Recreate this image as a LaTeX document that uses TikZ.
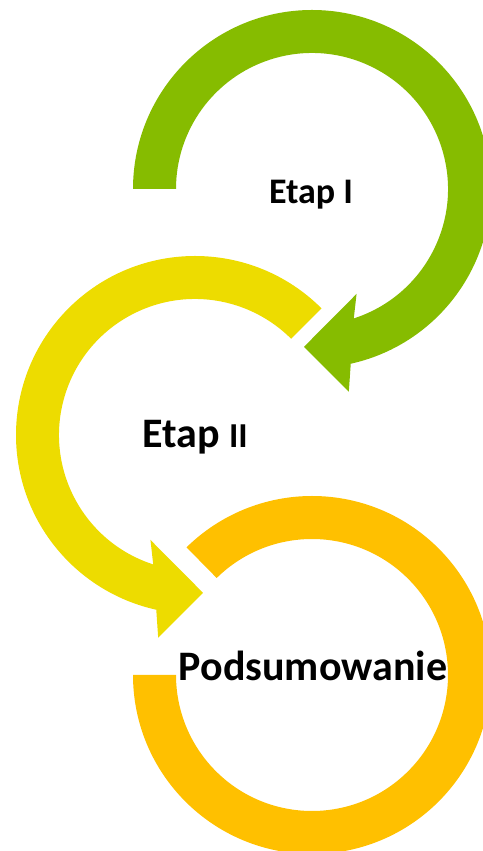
\documentclass[tikz,border=0pt]{standalone}
\usepackage{fontspec}
\setmainfont{Carlito}
\definecolor{stagegreen}{RGB}{134,188,0}
\definecolor{stageyellow}{RGB}{237,220,0}
\definecolor{stageorange}{RGB}{255,192,0}
\tikzstyle{stage}=[inner sep=0pt,anchor=base,text=black,font=\bfseries]
\tikzstyle{ring}=[draw=none]
\begin{document}
\begin{tikzpicture}[x=1pt,y=1pt]
        \useasboundingbox (0,0) rectangle (482,851);
        \coordinate (c1) at (312,662);
        \coordinate (c2) at (195,416);
        \coordinate (c3) at (312,176);

        \fill [ring,stagegreen,shift={(c1)}] (180:179) arc[start angle=180,end angle=-77.5,radius=179]
            -- (-79.7:206) -- (-92.9:158) -- (-67:114) -- (-72.1:136)
            arc[start angle=-72.1,end angle=180,radius=136] -- cycle;
        \fill [ring,stageyellow,shift={(c2)}] (45:179) arc[start angle=45,end angle=257.5,radius=179]
            -- (259.7:206) -- (272.9:158) -- (247:114) -- (252.1:136)
            arc[start angle=252.1,end angle=45,radius=136] -- cycle;
        \fill [ring,stageorange,shift={(c3)}] (180:179) arc[start angle=180,end angle=494.5,radius=179]
            -- (134.5:136) arc[start angle=134.5,end angle=-180,radius=136] -- cycle;

        \node (etapone) [stage] at (311,647) {\fontsize{36}{36}\selectfont Etap I};
        \node (etaptwo) [stage] at (195,403) {\fontsize{42}{42}\selectfont Etap \fontsize{35}{35}\selectfont II};
        \node (summary) [stage] at (313,170) {\fontsize{42}{42}\selectfont Podsumowanie};
\end{tikzpicture}
\end{document}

● ● ● ● ● ● ●

Quote the listing above in full, except for the pictures.

#### [Answer for this exercise]
Recreate this image as a LaTeX document that uses TikZ.
\documentclass[tikz,border=0pt]{standalone}
\usepackage{fontspec}
\setmainfont{Carlito}
\definecolor{stagegreen}{RGB}{134,188,0}
\definecolor{stageyellow}{RGB}{237,220,0}
\definecolor{stageorange}{RGB}{255,192,0}
\tikzstyle{stage}=[inner sep=0pt,anchor=base,text=black,font=\bfseries]
\tikzstyle{ring}=[draw=none]
\begin{document}
\begin{tikzpicture}[x=1pt,y=1pt]
        \useasboundingbox (0,0) rectangle (482,851);
        \coordinate (c1) at (312,662);
        \coordinate (c2) at (195,416);
        \coordinate (c3) at (312,176);

        \fill [ring,stagegreen,shift={(c1)}] (180:179) arc[start angle=180,end angle=-77.5,radius=179]
            -- (-79.7:206) -- (-92.9:158) -- (-67:114) -- (-72.1:136)
            arc[start angle=-72.1,end angle=180,radius=136] -- cycle;
        \fill [ring,stageyellow,shift={(c2)}] (45:179) arc[start angle=45,end angle=257.5,radius=179]
            -- (259.7:206) -- (272.9:158) -- (247:114) -- (252.1:136)
            arc[start angle=252.1,end angle=45,radius=136] -- cycle;
        \fill [ring,stageorange,shift={(c3)}] (180:179) arc[start angle=180,end angle=494.5,radius=179]
            -- (134.5:136) arc[start angle=134.5,end angle=-180,radius=136] -- cycle;

        \node (etapone) [stage] at (311,647) {\fontsize{36}{36}\selectfont Etap I};
        \node (etaptwo) [stage] at (195,403) {\fontsize{42}{42}\selectfont Etap \fontsize{35}{35}\selectfont II};
        \node (summary) [stage] at (313,170) {\fontsize{42}{42}\selectfont Podsumowanie};
\end{tikzpicture}
\end{document}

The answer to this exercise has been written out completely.